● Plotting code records
Begin
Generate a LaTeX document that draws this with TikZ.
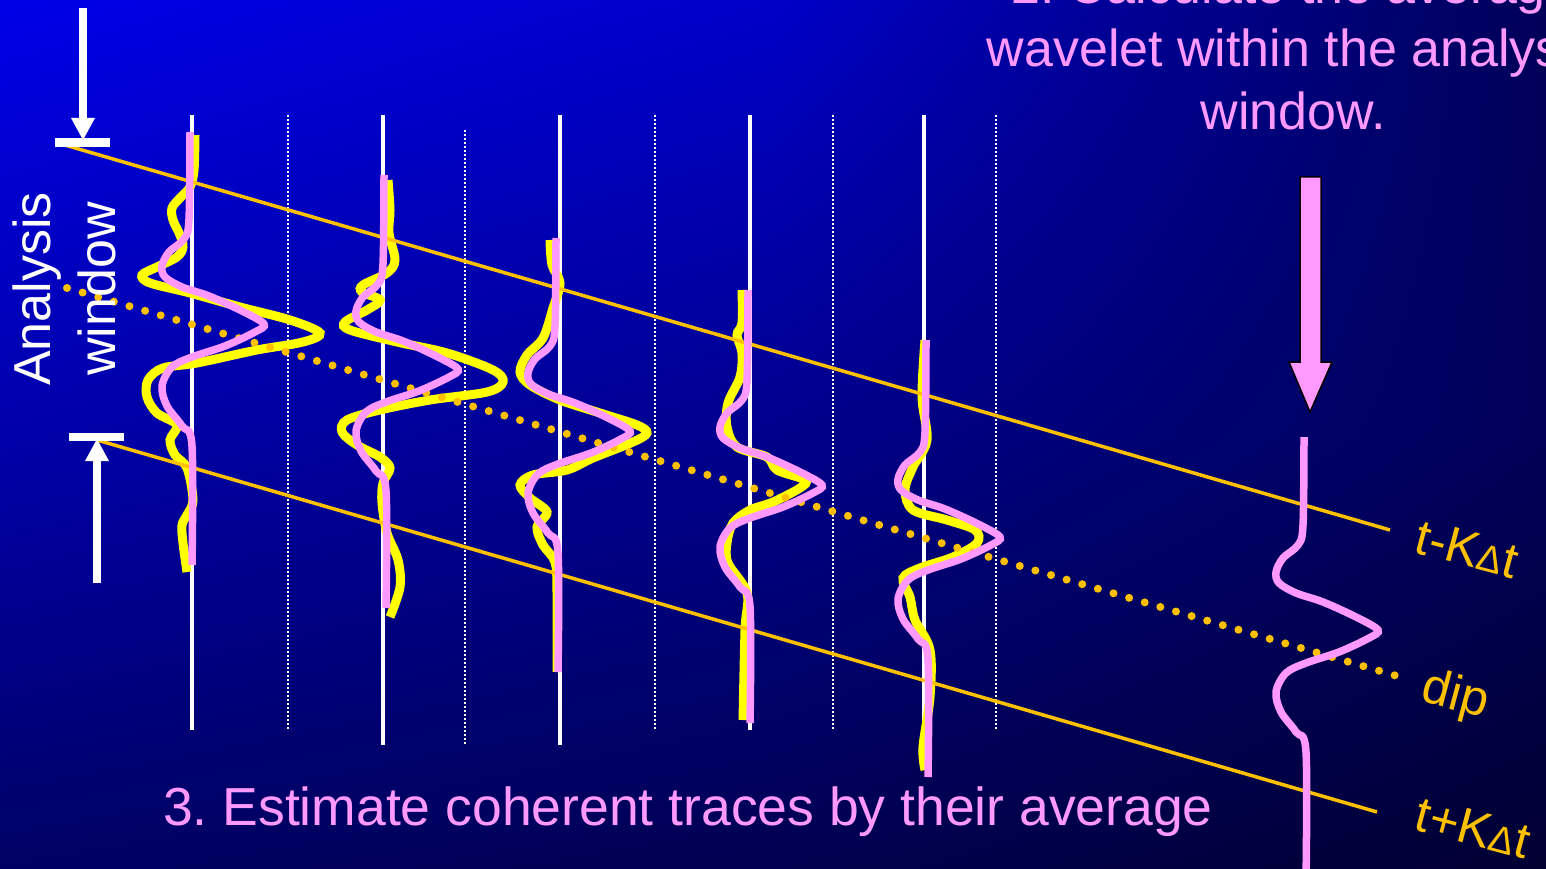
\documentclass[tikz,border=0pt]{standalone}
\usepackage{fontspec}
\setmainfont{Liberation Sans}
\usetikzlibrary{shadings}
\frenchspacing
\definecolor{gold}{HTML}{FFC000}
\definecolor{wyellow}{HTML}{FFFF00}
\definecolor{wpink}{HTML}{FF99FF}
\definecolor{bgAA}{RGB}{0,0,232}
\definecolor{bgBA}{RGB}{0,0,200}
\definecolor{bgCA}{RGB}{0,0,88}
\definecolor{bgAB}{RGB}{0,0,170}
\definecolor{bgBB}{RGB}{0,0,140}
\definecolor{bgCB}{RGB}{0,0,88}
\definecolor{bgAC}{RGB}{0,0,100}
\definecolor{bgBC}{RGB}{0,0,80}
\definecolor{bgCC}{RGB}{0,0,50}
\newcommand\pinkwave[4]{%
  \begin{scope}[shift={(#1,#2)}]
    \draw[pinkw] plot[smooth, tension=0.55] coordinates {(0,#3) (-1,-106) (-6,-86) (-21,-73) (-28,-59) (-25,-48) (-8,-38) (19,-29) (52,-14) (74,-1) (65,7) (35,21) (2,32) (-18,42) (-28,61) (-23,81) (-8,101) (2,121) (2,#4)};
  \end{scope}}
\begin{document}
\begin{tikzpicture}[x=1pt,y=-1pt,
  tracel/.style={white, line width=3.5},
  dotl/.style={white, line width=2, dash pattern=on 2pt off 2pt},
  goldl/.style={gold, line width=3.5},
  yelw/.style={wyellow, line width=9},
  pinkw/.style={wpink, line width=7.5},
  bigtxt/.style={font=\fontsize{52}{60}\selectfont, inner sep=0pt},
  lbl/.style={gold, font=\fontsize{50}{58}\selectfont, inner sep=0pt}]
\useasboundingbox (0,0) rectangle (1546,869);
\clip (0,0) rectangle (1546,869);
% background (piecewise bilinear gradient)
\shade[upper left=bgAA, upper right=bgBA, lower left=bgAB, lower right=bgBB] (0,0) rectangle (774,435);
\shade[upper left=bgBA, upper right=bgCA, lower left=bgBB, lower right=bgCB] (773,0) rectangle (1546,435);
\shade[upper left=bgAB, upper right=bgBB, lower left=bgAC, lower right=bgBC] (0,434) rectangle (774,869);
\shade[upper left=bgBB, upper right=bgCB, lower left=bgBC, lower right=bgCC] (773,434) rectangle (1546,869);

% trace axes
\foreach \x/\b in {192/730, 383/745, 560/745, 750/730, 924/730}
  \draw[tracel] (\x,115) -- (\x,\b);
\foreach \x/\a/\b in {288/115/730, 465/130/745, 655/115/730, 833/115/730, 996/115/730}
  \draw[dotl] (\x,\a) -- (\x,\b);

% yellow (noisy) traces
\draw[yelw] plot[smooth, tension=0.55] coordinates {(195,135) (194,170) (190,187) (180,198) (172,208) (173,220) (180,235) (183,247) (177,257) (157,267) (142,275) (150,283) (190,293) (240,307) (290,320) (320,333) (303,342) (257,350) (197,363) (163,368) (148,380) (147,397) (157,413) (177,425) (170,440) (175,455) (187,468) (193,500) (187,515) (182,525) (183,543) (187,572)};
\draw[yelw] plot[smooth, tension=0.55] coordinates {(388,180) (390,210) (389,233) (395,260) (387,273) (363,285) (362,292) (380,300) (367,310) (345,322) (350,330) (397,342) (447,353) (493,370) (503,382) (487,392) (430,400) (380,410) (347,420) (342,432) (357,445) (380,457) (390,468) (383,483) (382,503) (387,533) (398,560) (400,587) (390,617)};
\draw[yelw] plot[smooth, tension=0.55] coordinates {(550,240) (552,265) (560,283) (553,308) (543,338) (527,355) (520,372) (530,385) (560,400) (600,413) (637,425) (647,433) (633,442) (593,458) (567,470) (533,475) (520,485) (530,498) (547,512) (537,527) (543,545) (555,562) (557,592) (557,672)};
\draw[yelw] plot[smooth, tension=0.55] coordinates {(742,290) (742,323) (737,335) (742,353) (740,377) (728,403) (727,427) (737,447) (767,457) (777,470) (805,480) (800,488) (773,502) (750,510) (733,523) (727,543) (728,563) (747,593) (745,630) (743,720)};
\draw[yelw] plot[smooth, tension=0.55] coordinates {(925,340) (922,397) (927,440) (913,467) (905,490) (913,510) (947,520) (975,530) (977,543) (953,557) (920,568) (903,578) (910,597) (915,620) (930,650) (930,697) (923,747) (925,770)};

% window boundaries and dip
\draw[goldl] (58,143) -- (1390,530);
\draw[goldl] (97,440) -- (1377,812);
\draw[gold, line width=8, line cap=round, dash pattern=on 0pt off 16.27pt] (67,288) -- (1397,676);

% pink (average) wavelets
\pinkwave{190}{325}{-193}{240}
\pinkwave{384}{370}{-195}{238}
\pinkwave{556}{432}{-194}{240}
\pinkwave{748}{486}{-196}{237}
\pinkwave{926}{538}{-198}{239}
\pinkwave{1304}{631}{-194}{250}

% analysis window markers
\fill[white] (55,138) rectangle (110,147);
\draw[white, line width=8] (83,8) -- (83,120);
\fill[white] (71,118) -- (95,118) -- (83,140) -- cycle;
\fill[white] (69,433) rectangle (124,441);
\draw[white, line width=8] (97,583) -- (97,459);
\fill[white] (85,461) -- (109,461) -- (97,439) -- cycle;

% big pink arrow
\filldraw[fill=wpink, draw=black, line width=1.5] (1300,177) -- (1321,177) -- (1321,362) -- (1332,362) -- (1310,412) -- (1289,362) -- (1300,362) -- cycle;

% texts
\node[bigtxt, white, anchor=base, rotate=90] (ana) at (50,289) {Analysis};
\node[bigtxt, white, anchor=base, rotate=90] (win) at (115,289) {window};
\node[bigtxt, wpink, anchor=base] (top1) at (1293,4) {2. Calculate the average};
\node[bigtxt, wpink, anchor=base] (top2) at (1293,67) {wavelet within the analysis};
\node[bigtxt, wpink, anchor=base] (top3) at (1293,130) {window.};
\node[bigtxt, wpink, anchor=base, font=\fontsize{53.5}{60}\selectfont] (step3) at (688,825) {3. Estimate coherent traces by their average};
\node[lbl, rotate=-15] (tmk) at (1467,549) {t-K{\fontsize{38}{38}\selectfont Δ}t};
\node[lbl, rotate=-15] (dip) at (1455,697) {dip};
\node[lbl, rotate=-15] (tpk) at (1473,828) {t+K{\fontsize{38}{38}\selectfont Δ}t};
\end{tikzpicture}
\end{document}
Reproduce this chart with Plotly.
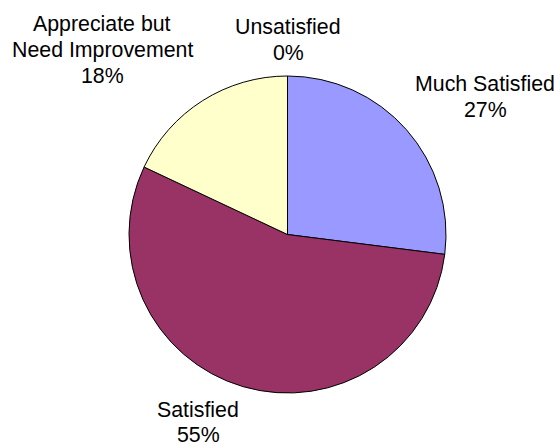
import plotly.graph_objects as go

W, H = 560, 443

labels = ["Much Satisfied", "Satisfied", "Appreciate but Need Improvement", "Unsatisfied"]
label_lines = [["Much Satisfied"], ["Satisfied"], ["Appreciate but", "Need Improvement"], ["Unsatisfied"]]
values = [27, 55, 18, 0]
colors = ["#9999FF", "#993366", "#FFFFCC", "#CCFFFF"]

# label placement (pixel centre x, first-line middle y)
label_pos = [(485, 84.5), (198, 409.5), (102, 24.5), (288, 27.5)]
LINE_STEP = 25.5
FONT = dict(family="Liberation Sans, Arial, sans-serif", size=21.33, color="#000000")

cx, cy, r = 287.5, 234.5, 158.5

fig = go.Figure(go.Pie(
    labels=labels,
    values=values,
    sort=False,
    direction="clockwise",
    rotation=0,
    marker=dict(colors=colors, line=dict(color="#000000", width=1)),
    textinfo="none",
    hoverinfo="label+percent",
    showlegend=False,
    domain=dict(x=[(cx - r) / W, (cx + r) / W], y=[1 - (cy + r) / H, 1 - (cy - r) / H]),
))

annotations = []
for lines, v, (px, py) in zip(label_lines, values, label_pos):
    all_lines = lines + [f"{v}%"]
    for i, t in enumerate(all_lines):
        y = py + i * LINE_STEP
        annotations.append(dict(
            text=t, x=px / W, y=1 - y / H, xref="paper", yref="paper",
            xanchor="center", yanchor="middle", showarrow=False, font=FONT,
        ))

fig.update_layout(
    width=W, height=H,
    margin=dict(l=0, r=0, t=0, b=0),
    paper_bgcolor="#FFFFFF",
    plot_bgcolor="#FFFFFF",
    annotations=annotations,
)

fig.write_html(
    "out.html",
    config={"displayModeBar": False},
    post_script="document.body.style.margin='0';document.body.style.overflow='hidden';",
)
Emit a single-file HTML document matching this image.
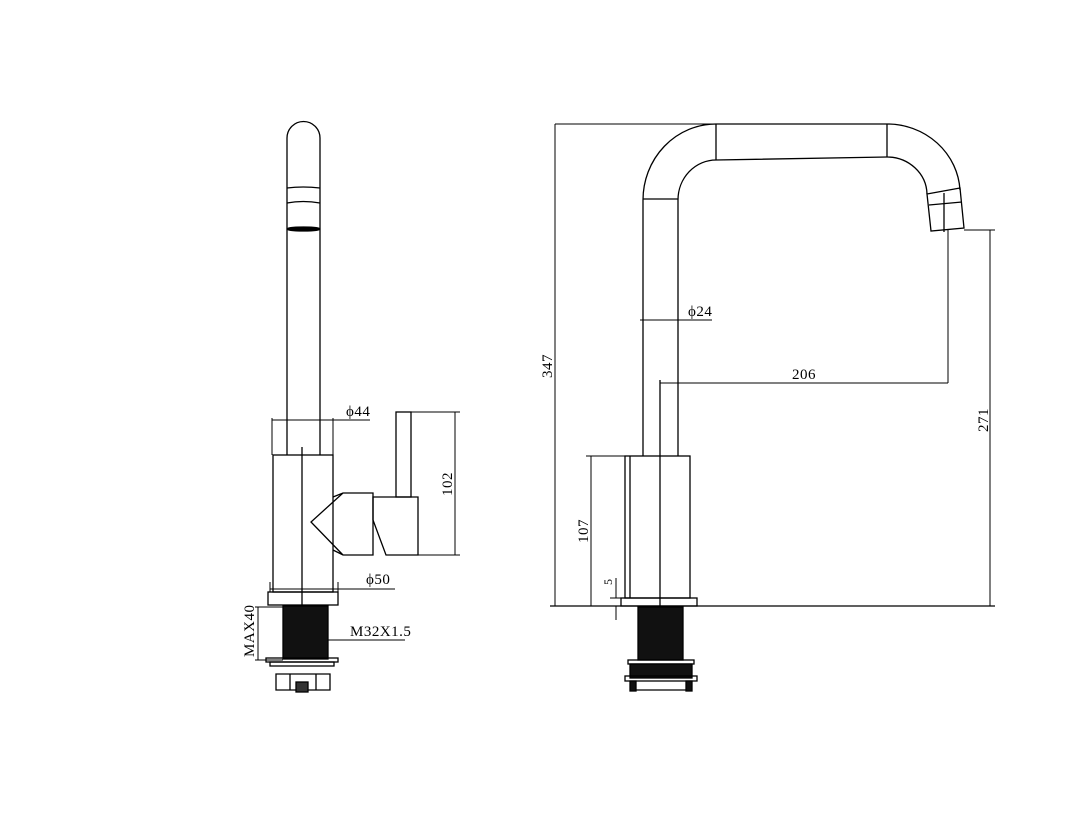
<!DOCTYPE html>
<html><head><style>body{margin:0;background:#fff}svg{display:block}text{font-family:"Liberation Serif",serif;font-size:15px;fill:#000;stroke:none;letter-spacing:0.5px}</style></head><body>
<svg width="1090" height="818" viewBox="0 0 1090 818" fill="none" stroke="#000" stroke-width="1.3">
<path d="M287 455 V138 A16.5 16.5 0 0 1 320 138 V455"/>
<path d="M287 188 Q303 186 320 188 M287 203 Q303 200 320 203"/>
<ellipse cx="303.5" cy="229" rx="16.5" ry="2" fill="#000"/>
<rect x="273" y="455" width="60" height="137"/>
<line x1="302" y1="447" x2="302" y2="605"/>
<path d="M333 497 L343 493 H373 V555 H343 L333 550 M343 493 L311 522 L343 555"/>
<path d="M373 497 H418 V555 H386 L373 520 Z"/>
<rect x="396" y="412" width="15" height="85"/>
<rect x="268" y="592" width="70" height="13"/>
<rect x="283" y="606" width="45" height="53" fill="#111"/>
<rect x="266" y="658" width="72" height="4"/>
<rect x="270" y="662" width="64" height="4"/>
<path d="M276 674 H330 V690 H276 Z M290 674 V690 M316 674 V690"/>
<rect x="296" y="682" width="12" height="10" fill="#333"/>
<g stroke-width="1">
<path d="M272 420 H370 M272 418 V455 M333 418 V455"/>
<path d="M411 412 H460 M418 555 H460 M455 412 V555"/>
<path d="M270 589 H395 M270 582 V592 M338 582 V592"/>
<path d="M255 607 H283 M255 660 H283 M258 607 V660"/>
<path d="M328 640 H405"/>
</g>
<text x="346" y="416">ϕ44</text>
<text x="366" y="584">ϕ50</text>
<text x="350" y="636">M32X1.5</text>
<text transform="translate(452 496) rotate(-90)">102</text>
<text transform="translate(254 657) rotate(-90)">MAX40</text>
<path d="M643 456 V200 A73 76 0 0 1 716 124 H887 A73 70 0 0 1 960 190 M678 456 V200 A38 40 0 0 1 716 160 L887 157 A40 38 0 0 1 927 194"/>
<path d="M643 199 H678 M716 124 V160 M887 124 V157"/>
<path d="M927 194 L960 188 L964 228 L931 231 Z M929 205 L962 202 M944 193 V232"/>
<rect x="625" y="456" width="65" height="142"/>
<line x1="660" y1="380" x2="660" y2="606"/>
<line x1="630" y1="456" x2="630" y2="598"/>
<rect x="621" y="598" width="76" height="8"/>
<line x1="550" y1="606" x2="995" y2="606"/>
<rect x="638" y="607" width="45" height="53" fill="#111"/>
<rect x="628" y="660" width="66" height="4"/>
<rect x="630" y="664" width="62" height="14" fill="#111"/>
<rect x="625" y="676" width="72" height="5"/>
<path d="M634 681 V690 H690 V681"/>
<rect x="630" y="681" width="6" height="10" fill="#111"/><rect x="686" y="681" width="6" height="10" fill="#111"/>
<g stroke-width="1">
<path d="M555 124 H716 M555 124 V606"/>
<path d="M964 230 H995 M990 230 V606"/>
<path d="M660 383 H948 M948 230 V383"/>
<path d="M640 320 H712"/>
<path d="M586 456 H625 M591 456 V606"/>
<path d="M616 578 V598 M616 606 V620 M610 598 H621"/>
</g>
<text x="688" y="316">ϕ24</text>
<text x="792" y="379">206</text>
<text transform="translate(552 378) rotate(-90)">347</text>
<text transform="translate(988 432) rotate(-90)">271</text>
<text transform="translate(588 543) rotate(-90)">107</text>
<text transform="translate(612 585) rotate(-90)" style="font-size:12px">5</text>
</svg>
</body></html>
End
● What the task requires
Go through the material line by line. Show each line that contains the string "this".

● Correct result
Generate a LaTeX document that draws this with TikZ.
Reproduce this chart with Plotly.
Emit a single-file HTML document matching this image.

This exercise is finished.